- _Written exercise_
Pictures stay out of the copy. Please reproduce only the lines between the one holding "Output the Python" and the one holding "180 ? datum.t", inclusive.

begin Dataset extract

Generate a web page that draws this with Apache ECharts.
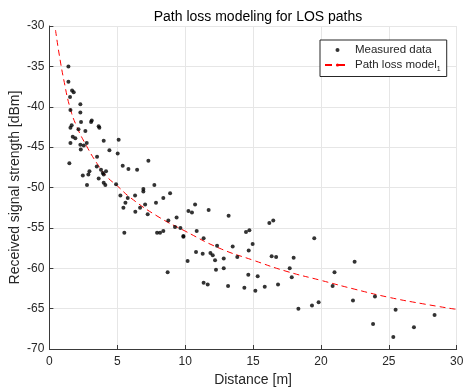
<!DOCTYPE html>
<html>
<head>
<meta charset="utf-8">
<script src="https://cdn.jsdelivr.net/npm/echarts@6/dist/echarts.min.js"></script>
<style>
  html, body { margin: 0; padding: 0; background: #fff; }
  #chart { width: 463px; height: 391px; }
</style>
</head>
<body>
<div id="chart"></div>
<script>
// measured points [distance m, rss dBm]
const measuredData = [
  [1.4, -35.0], [1.4, -36.9], [1.67, -38.0], [1.79, -38.2], [1.52, -38.8], [1.55, -40.4],
  [2.28, -39.7], [2.28, -40.7], [2.33, -41.9], [1.55, -42.6], [1.64, -42.3], [3.07, -41.9],
  [3.12, -41.7], [2.14, -42.8], [2.65, -43.0], [3.68, -42.6], [3.63, -42.4], [1.72, -43.7],
  [1.91, -43.9], [1.55, -44.5], [2.28, -44.7], [2.53, -44.8], [2.75, -44.5], [2.31, -45.3],
  [4.0, -44.2], [4.42, -45.4], [5.1, -44.1], [5.03, -45.8], [3.51, -46.2], [1.47, -47.0],
  [5.4, -47.3], [5.82, -47.7], [6.46, -47.8], [7.29, -46.7], [3.49, -47.4], [3.8, -47.8],
  [3.93, -48.2], [4.17, -48.0], [3.63, -48.9], [4.0, -48.4], [2.95, -48.0], [2.46, -48.5],
  [2.87, -48.4], [4.0, -49.4], [4.12, -49.7], [2.77, -49.7], [4.91, -49.6], [5.23, -51.0],
  [5.77, -51.3], [6.31, -51.0], [6.92, -50.2], [6.92, -50.5], [7.73, -49.7], [8.39, -51.3],
  [8.89, -50.7],
  [5.6, -51.9], [5.45, -52.5], [6.33, -53.0], [6.68, -52.5], [7.05, -52.1], [7.24, -53.3],
  [7.85, -51.9], [5.52, -55.6], [7.93, -55.6], [8.15, -55.6], [8.39, -55.4], [8.76, -54.1],
  [9.37, -53.7], [9.25, -54.9], [9.65, -55.0], [9.87, -56.0], [9.87, -56.1], [10.24, -52.9],
  [10.5, -53.1], [10.73, -52.1], [10.85, -55.4], [11.36, -56.3], [11.73, -52.8], [13.2, -53.5],
  [8.71, -60.5], [10.18, -59.1], [10.8, -58.0], [11.29, -58.2], [11.86, -58.1], [12.03, -58.4],
  [12.2, -59.0], [12.35, -57.2], [12.84, -58.8], [12.27, -60.2], [12.84, -60.0], [13.5, -57.3],
  [11.36, -61.8], [11.66, -62.0], [13.16, -62.2],
  [13.84, -58.6], [14.48, -55.5], [14.73, -55.3], [14.68, -57.8], [14.97, -57.0], [14.65, -60.8],
  [14.36, -62.4], [15.17, -62.8], [15.34, -61.0], [15.86, -62.3], [16.2, -54.4], [16.49, -54.1],
  [16.37, -58.5], [16.7, -58.6], [16.84, -62.0], [17.7, -60.0], [17.85, -61.1], [17.99, -58.7],
  [18.34, -65.0], [19.34, -64.6], [19.83, -64.2], [19.51, -56.3], [20.86, -62.2], [21.0, -60.5],
  [22.48, -59.2], [22.36, -64.0],
  [23.98, -63.5], [23.84, -66.9], [25.5, -65.15], [25.33, -68.5], [26.85, -67.3], [28.37, -65.8]
]

// fitted model curve, sampled off the dashed line
const modelDistance = [0.45, 0.75, 1.1, 1.5, 2, 2.75, 3.5, 4.2, 5, 6, 8, 10, 12.5, 15, 17.5, 20, 22.5, 25, 27.5, 30]
const modelRss = [-30.5, -33.8, -37.0, -40.0, -42.4, -44.9, -47.0, -48.6, -49.8, -51.3, -53.6, -55.4, -57.5, -59.0, -60.4, -61.5, -62.6, -63.6, -64.4, -65.1]

const xTicks = [0, 5, 10, 15, 20, 25, 30]
const yTicks = [-70, -65, -60, -55, -50, -45, -40, -35, -30]

const FONT = '"Liberation Sans", Arial, Helvetica, sans-serif'
const TEXT = '#262626'
const AXIS = '#3a3a3a'
const GRID = '#e6e6e6'

const chart = echarts.init(document.getElementById('chart'))

chart.setOption({
  animation: false,
  textStyle: { fontFamily: FONT },
  title: {
    text: 'Path loss modeling for LOS paths',
    left: 253,
    textAlign: 'center',
    top: 5,
    textStyle: { fontFamily: FONT, fontSize: 14, fontWeight: 'normal', color: '#000' },
  },
  grid: { left: 49.4, right: 6.3, top: 26, bottom: 42, outerBoundsMode: 'none', containLabel: false },
  legend: {
    orient: 'vertical',
    left: 320,
    top: 40,
    padding: [4, 6, 4, 4],
    itemGap: 3,
    itemWidth: 25,
    itemHeight: 4,
    borderColor: '#262626',
    borderWidth: 1,
    backgroundColor: '#fff',
    textStyle: {
      fontFamily: FONT,
      fontSize: 11.5,
      color: TEXT,
      rich: {
        n: { fontFamily: FONT, fontSize: 11.5, color: TEXT },
        sub: { fontFamily: FONT, fontSize: 7, color: TEXT, padding: [8, 0, 0, 0] },
      },
    },
    formatter: (name) => (name === 'Path loss model' ? '{n|Path loss model}{sub|1}' : name),
    data: [
      'Measured data',
      { name: 'Path loss model', lineStyle: { type: [7, 6] } },
    ],
  },
  xAxis: {
    type: 'value',
    min: 0,
    max: 30,
    interval: 5,
    name: 'Distance [m]',
    nameLocation: 'middle',
    nameGap: 24,
    nameMoveOverlap: false,
    nameTextStyle: { fontFamily: FONT, fontSize: 14, color: TEXT },
    axisLine: { lineStyle: { color: AXIS, width: 1 } },
    axisTick: { inside: true, length: 4, lineStyle: { color: AXIS } },
    axisLabel: {
      margin: 7,
      fontSize: 12,
      color: TEXT,
      customValues: xTicks,
    },
    splitLine: { show: true, lineStyle: { color: GRID, width: 1 } },
  },
  yAxis: {
    type: 'value',
    min: -70,
    max: -30,
    interval: 5,
    name: 'Received signal strength [dBm]',
    nameLocation: 'middle',
    nameGap: 27,
    nameMoveOverlap: false,
    nameTextStyle: { fontFamily: FONT, fontSize: 14, color: TEXT },
    axisLine: { show: true, lineStyle: { color: AXIS, width: 1 } },
    axisTick: { show: true, inside: true, length: 4, lineStyle: { color: AXIS } },
    axisLabel: {
      margin: 5,
      fontSize: 12,
      color: TEXT,
      customValues: yTicks,
    },
    splitLine: { show: true, lineStyle: { color: GRID, width: 1 } },
  },
  series: [
    {
      name: 'Measured data',
      type: 'scatter',
      symbol: 'circle',
      symbolSize: 4,
      data: measuredData,
      itemStyle: { color: '#000' },
      z: 3,
    },
    {
      name: 'Path loss model',
      type: 'line',
      smooth: true,
      symbol: 'none',
      data: modelDistance.map((d, i) => [d, modelRss[i]]),
      lineStyle: { color: '#ff0000', width: 1, type: [6, 4] },
      itemStyle: { color: '#ff0000' },
      z: 2,
    },
  ],
})
</script>
</body>
</html>
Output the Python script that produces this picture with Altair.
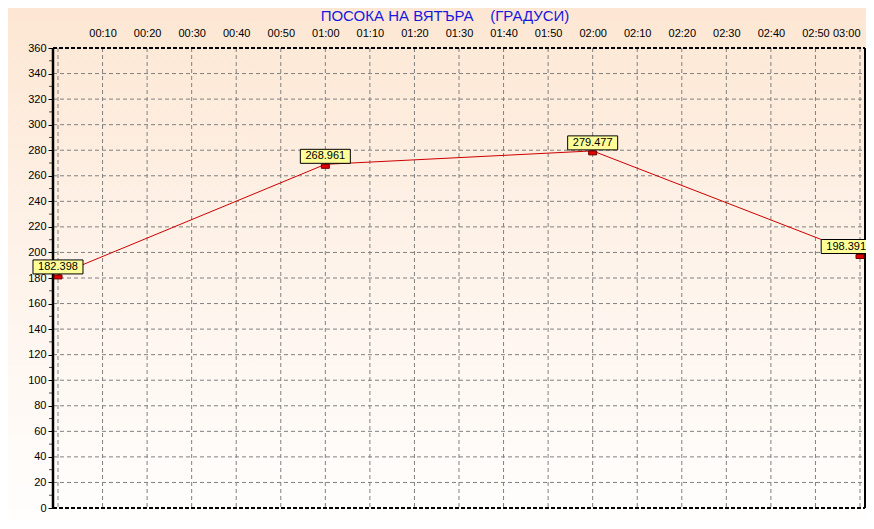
import altair as alt
import pandas as pd

# ---- data ----
minutes = [0, 60, 120, 180]
values = [182.398, 268.961, 279.477, 198.391]
labels = ["182.398", "268.961", "279.477", "198.391"]
x_ticks = list(range(0, 190, 10))
y_ticks = list(range(0, 380, 20))
y_minor = list(range(10, 360, 20))
title_text = "ПОСОКА НА ВЯТЪРА \u00a0\u00a0\u00a0(ГРАДУСИ)"

df = pd.DataFrame({"t": minutes, "v": values, "lab": labels})
minor_df = pd.DataFrame({"v": y_minor})
xgrid_df = pd.DataFrame({"t": x_ticks})
ygrid_df = pd.DataFrame({"v": y_ticks[1:-1]})
one = pd.DataFrame({"a": [0]})
title_df = pd.DataFrame({"txt": [title_text]})

W, H = 812, 460
PL, PT, PR, PB = 45, 40, 1, 13
FONT = "Liberation Sans"

xscale = alt.Scale(domain=[-1.12, 181.12], nice=False, zero=False)
yscale = alt.Scale(domain=[0, 360], nice=False, zero=False)

label_expr = ("datum.value == 0 ? '' : (floor(datum.value/60) < 10 ? '0' : '') + floor(datum.value/60) + ':' + "
              "(datum.value % 60 < 10 ? '0' : '') + (datum.value % 60)")

x_axis = alt.Axis(orient="top", values=x_ticks, labelExpr=label_expr,
                  title=None, domain=False, ticks=False, labelPadding=10,
                  labelAlign=alt.ExprRef(expr="datum.value >= 180 ? 'right' : 'center'"),
                  labelFont=FONT, labelFontSize=11, labelColor="#000000",
                  grid=False, zindex=1)
y_axis = alt.Axis(values=y_ticks, title=None, domain=False,
                  ticks=True, tickSize=5, tickColor="#000000",
                  labelPadding=2, labelFont=FONT, labelFontSize=11, labelColor="#000000",
                  grid=False, zindex=1)

def X(field="t"):
    return alt.X(field + ":Q", scale=xscale, axis=x_axis)

def Y():
    return alt.Y("v:Q", scale=yscale, axis=y_axis)

# keep the last value tag inside the visible page
tag_calc = "datum.t >= 180 ? datum.t - 3.1 : datum.t"

bg = alt.Chart(one).mark_rect(
    fill=alt.Gradient(gradient="linear", x1=0, x2=0, y1=0, y2=1,
                      stops=[alt.GradientStop(color="#FDE7D3", offset=0),
                             alt.GradientStop(color="#FEF3EA", offset=0.5),
                             alt.GradientStop(color="#FFFEFD", offset=1)])
).encode(x=alt.value(-PL), x2=alt.value(W + PR), y=alt.value(-PT), y2=alt.value(H + PB))

xgrid = alt.Chart(xgrid_df).mark_rule(color="#808080", strokeWidth=1, strokeDash=[4, 3]).encode(
    x=X(), y=alt.value(0), y2=alt.value(H))
ygrid = alt.Chart(ygrid_df).mark_rule(color="#808080", strokeWidth=1, strokeDash=[4, 3]).encode(
    y=Y(), x=alt.value(0), x2=alt.value(W))

top_border = alt.Chart(one).mark_rule(color="#000000", strokeWidth=2, strokeDash=[4, 2]).encode(
    x=alt.value(0), x2=alt.value(W), y=alt.value(0))
bottom_border = alt.Chart(one).mark_rule(color="#000000", strokeWidth=2, strokeDash=[4, 2]).encode(
    x=alt.value(0), x2=alt.value(W), y=alt.value(H))
right_border = alt.Chart(one).mark_rule(color="#000000", strokeWidth=2).encode(
    x=alt.value(W), y=alt.value(0), y2=alt.value(H))
left_axis = alt.Chart(one).mark_rule(color="#000000", strokeWidth=2.5).encode(
    x=alt.value(0), y=alt.value(0), y2=alt.value(H))

line = alt.Chart(df).mark_line(color="#CC0000", strokeWidth=1).encode(x=X(), y=Y())

minor = alt.Chart(minor_df).mark_tick(orient="horizontal", size=3, thickness=1, color="#000000").encode(
    y=Y(), x=alt.value(-2.5))

markers = alt.Chart(df).mark_point(
    shape="M-1,-0.5L1,-0.5L1,0.5L-1,0.5Z", size=64, filled=True,
    fill="#E00000", stroke="#700000", strokeWidth=1, opacity=1, yOffset=2
).encode(x=X(), y=Y())

boxes = alt.Chart(df).transform_calculate(tt=tag_calc).mark_point(
    shape="M-1,-0.28L1,-0.28L1,0.28L-1,0.28Z", size=2500, filled=True,
    fill="#FFFF99", stroke="#000000", strokeWidth=1, opacity=1, yOffset=-8
).encode(x=X("tt"), y=Y())

texts = alt.Chart(df).transform_calculate(tt=tag_calc).mark_text(
    font=FONT, fontSize=11, color="#000000", align="center", baseline="middle", yOffset=-8
).encode(x=X("tt"), y=Y(), text="lab:N")

title = alt.Chart(title_df).mark_text(
    font=FONT, fontSize=15, color="#1818E0", align="center", baseline="middle"
).encode(x=alt.value(392), y=alt.value(-32), text="txt:N")

chart = alt.layer(
    bg, xgrid, ygrid, top_border, bottom_border, right_border,
    left_axis, line, minor, markers, boxes, texts, title
).properties(
    width=W, height=H,
    autosize=alt.AutoSizeParams(type="none"),
    padding={"left": PL, "top": PT, "right": PR, "bottom": PB},
).configure_view(stroke=None).configure(background="#FFFFFF")

chart.save("out.html", embed_options={"renderer": "svg", "actions": False})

end Dataset extract

- _Final answer_
Output the Python script that produces this picture with Altair.
import altair as alt
import pandas as pd

# ---- data ----
minutes = [0, 60, 120, 180]
values = [182.398, 268.961, 279.477, 198.391]
labels = ["182.398", "268.961", "279.477", "198.391"]
x_ticks = list(range(0, 190, 10))
y_ticks = list(range(0, 380, 20))
y_minor = list(range(10, 360, 20))
title_text = "ПОСОКА НА ВЯТЪРА \u00a0\u00a0\u00a0(ГРАДУСИ)"

df = pd.DataFrame({"t": minutes, "v": values, "lab": labels})
minor_df = pd.DataFrame({"v": y_minor})
xgrid_df = pd.DataFrame({"t": x_ticks})
ygrid_df = pd.DataFrame({"v": y_ticks[1:-1]})
one = pd.DataFrame({"a": [0]})
title_df = pd.DataFrame({"txt": [title_text]})

W, H = 812, 460
PL, PT, PR, PB = 45, 40, 1, 13
FONT = "Liberation Sans"

xscale = alt.Scale(domain=[-1.12, 181.12], nice=False, zero=False)
yscale = alt.Scale(domain=[0, 360], nice=False, zero=False)

label_expr = ("datum.value == 0 ? '' : (floor(datum.value/60) < 10 ? '0' : '') + floor(datum.value/60) + ':' + "
              "(datum.value % 60 < 10 ? '0' : '') + (datum.value % 60)")

x_axis = alt.Axis(orient="top", values=x_ticks, labelExpr=label_expr,
                  title=None, domain=False, ticks=False, labelPadding=10,
                  labelAlign=alt.ExprRef(expr="datum.value >= 180 ? 'right' : 'center'"),
                  labelFont=FONT, labelFontSize=11, labelColor="#000000",
                  grid=False, zindex=1)
y_axis = alt.Axis(values=y_ticks, title=None, domain=False,
                  ticks=True, tickSize=5, tickColor="#000000",
                  labelPadding=2, labelFont=FONT, labelFontSize=11, labelColor="#000000",
                  grid=False, zindex=1)

def X(field="t"):
    return alt.X(field + ":Q", scale=xscale, axis=x_axis)

def Y():
    return alt.Y("v:Q", scale=yscale, axis=y_axis)

# keep the last value tag inside the visible page
tag_calc = "datum.t >= 180 ? datum.t - 3.1 : datum.t"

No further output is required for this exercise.